Microstructural evolution and mechanical properties of novel nanoparticles strengthened CoCrFeNi based high entropy alloy

Abstract

A novel nanoparticles-strengthened CoCrFeNi(CuTi)x alloys (x = 0.2–1.0 at.%) were designed and synthesized to study the influence of CuTi concentrations on the microstructural evolution, phase composition and mechanical behavior of high-entropy alloys (HEAs) fabricated by Mechanical Alloying (MA) and Spark Plasma Sintering (SPS). The microstructure of the (CuTi)0.2 alloy is composed of CoCrFeNi-rich grey matrix, CrFe rich flap-like structure and Cu rich phases. With increasing CuTi content, the crystal structure changes from FCC to FCC + laves+η phases because of the formation of novel nanoparticles.

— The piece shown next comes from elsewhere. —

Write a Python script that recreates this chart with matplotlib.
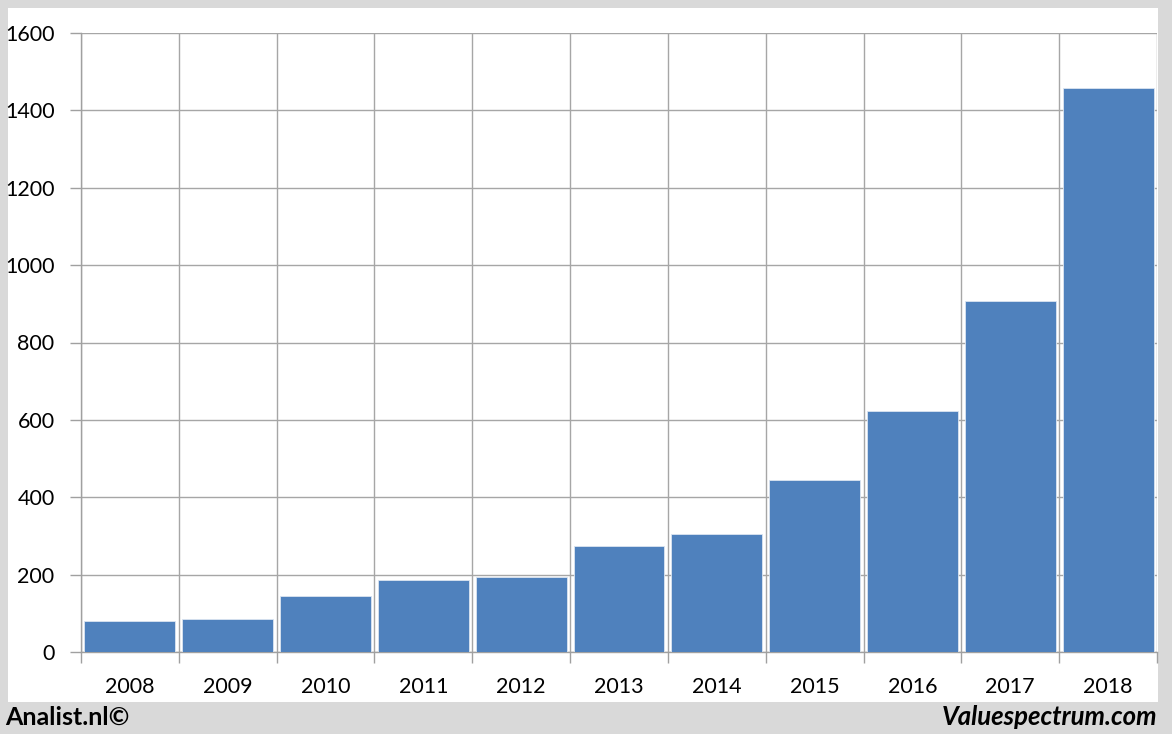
import numpy as np
from matplotlib import pyplot as plt
from matplotlib.patches import Rectangle

years = ['2008', '2009', '2010', '2011', '2012', '2013', '2014', '2015', '2016', '2017', '2018']
values = [80, 85, 145, 186, 195, 274, 304, 444, 624, 907, 1457]
yticks = [0, 200, 400, 600, 800, 1000, 1200, 1400, 1600]

plt.rcParams['font.family'] = ['Lato', 'DejaVu Sans']

fig = plt.figure(figsize=(11.72, 7.34), dpi=100)
fig.patch.set_facecolor('#d9d9d9')
# white panel behind the chart
fig.patches.append(Rectangle((8 / 1172, 1 - 702 / 734), (1158 - 8) / 1172, (702 - 8) / 734,
                             transform=fig.transFigure, facecolor='white', edgecolor='none', zorder=-10))

ax = fig.add_axes([81 / 1172, 1 - 652 / 734, (1157 - 81) / 1172, (652 - 33) / 734])
ax.set_zorder(5)
ax.set_facecolor('white')
x = np.arange(len(years))
ax.bar(x, values, width=0.93, color='#4f81bd', edgecolor='#dbe5f1', linewidth=0.6, zorder=3)

ax.set_xlim(-0.5, len(years) - 0.5)
ax.set_ylim(0, 1600)
ax.set_yticks(yticks)
ax.set_yticklabels([str(v) for v in yticks], fontsize=15.5)
ax.set_xticks(x)
ax.set_xticklabels(years, fontsize=15.5)
ax.tick_params(axis='x', which='major', length=0, pad=18)
ax.set_xticks(np.arange(-0.5, len(years)), minor=True)
ax.tick_params(axis='x', which='minor', length=8, color='#a0a0a0', width=1)
ax.tick_params(axis='y', length=8, color='#a0a0a0', width=1, pad=11)

ax.grid(axis='y', color='#a6a6a6', linewidth=1, zorder=1)
ax.grid(axis='x', which='minor', color='#a6a6a6', linewidth=1, zorder=1)
for s in ['top', 'right']:
    ax.spines[s].set_visible(False)
for s in ['left', 'bottom']:
    ax.spines[s].set_color('#a0a0a0')
    ax.spines[s].set_linewidth(1)

fig.text(5 / 1172, 1 - 717 / 734, 'Analist.nl\u00a9', fontsize=18, fontweight='bold',
         ha='left', va='center')
fig.text(1157 / 1172, 1 - 717 / 734, 'Valuespectrum.com', fontsize=18.5, fontweight='bold',
         style='italic', ha='right', va='center')

fig.savefig('out.png', dpi=100, facecolor=fig.get_facecolor())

A large amount of CoTi rich spherical particles and NiTi rich needle-like phases are observed in the (CuTi)0.6 alloy. The alloy with a density of 99.19% after SPS exhibits excellent comprehensive properties. Compared to single-phase FCC CoCrFeNi alloy, the compressive fracture strength increases from 871 MPa to 2083 MPa (∼139%). The solid solution strengthening of the FCC matrix and the formation of the secondary phases (Laves and η phases) are the main factors involved in improving the strengthening of the alloy. Most importantly, the Vickers hardness of the (CuTi)1.0 alloy is probably 1.7 times higher than that of the (CuTi)0.2 alloy.